Charts and diagrams as code:
__________________________________________________
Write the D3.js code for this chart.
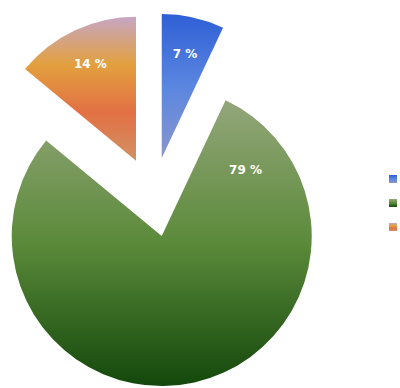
<!DOCTYPE html>
<html>
<head>
<meta charset="utf-8">
<script src="https://cdn.jsdelivr.net/npm/d3@7"></script>
<style>
  body { margin: 0; background: #fff; }
  svg { display: block; }
</style>
</head>
<body>
<svg width="400" height="388"></svg>
<script>
// slices, clockwise from 12 o'clock
var categories = ["A", "B", "C"];
var values = [7, 79, 14];
var labels = ["7 %", "79 %", "14 %"];
// vertical gradient stops per slice (top -> bottom)
var gradStops = [
    ["#2f5fd6", "#5a86e0", "#8a96cc"],
    ["#93a67a", "#5b8a3a", "#14480c"],
    ["#c6a6c4", "#e2a03e", "#e27044", "#d29264"]
];

var svg = d3.select("svg");
var cx = 153, cy = 197, explode = 40;
var rBig = 150, rSmall = 144;
var vMax = d3.max(values);

var pie = d3.pie().sort(null).value(d => d);
var arcs = pie(values);
var radius = d => d.value === vMax ? rBig : rSmall;
var arc = d3.arc().innerRadius(0).outerRadius(radius);

var defs = svg.append("defs");
arcs.forEach(function (a, i) {
    var g = defs.append("linearGradient")
        .attr("id", "grad" + i)
        .attr("x1", 0).attr("y1", 0).attr("x2", 0).attr("y2", 1);
    var st = gradStops[i];
    st.forEach(function (c, k) {
        g.append("stop").attr("offset", k / (st.length - 1)).attr("stop-color", c);
    });
});

var gPie = svg.append("g").attr("transform", "translate(" + cx + "," + cy + ")");

var slice = gPie.selectAll("g.slice")
    .data(arcs).enter().append("g")
    .attr("class", "slice")
    .attr("transform", function (d) {
        var m = (d.startAngle + d.endAngle) / 2;
        return "translate(" + (explode * Math.sin(m)) + "," + (-explode * Math.cos(m)) + ")";
    });

slice.append("path")
    .attr("d", arc)
    .attr("fill", (d, i) => "url(#grad" + i + ")");

slice.append("text")
    .attr("transform", function (d) {
        var a = d.startAngle + Math.min((d.endAngle - d.startAngle) / 2, 0.46);
        var lr = 107;
        return "translate(" + (lr * Math.sin(a)) + "," + (-lr * Math.cos(a)) + ")";
    })
    .attr("text-anchor", "middle")
    .attr("dy", "0.35em")
    .attr("fill", "#fff")
    .attr("font-family", "DejaVu Sans, sans-serif")
    .attr("font-weight", "bold")
    .attr("font-size", 12)
    .text((d, i) => labels[i]);

// legend markers
var legY = d3.scaleBand().domain(categories).range([171, 243]);
var leg = svg.append("g").selectAll("rect")
    .data(categories).enter().append("rect")
    .attr("x", 389)
    .attr("y", d => legY(d) + 4)
    .attr("width", 8).attr("height", 8)
    .attr("fill", (d, i) => "url(#grad" + i + ")");
</script>
</body>
</html>
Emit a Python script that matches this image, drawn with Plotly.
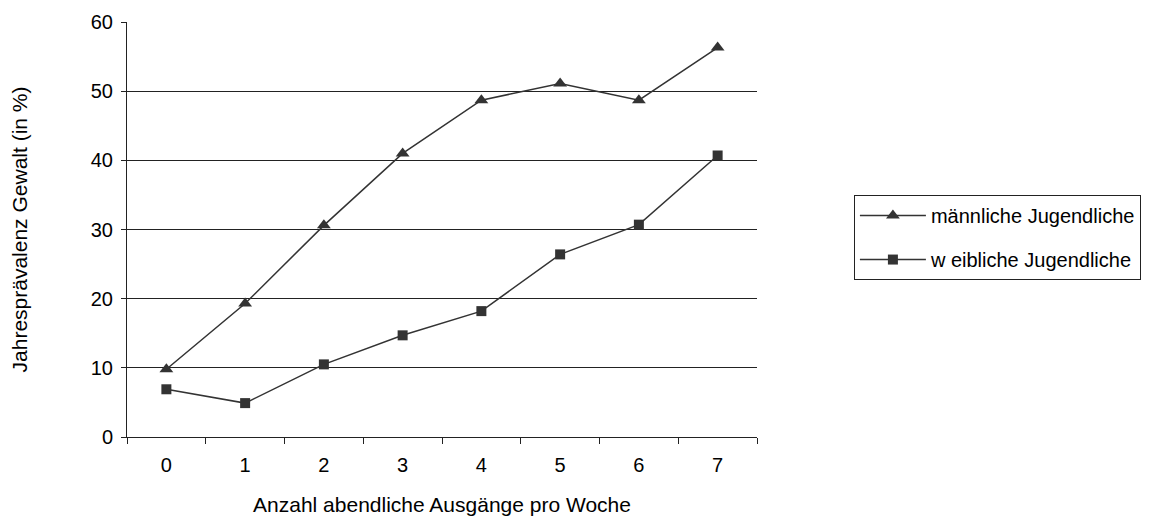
__________________________________________________
- [Work to do]: Which lines above contain the word "this"? Copy each of them.

- [Exercise solution]:
Write the D3.js code for this chart.
Emit a Python script that matches this image, drawn with Plotly.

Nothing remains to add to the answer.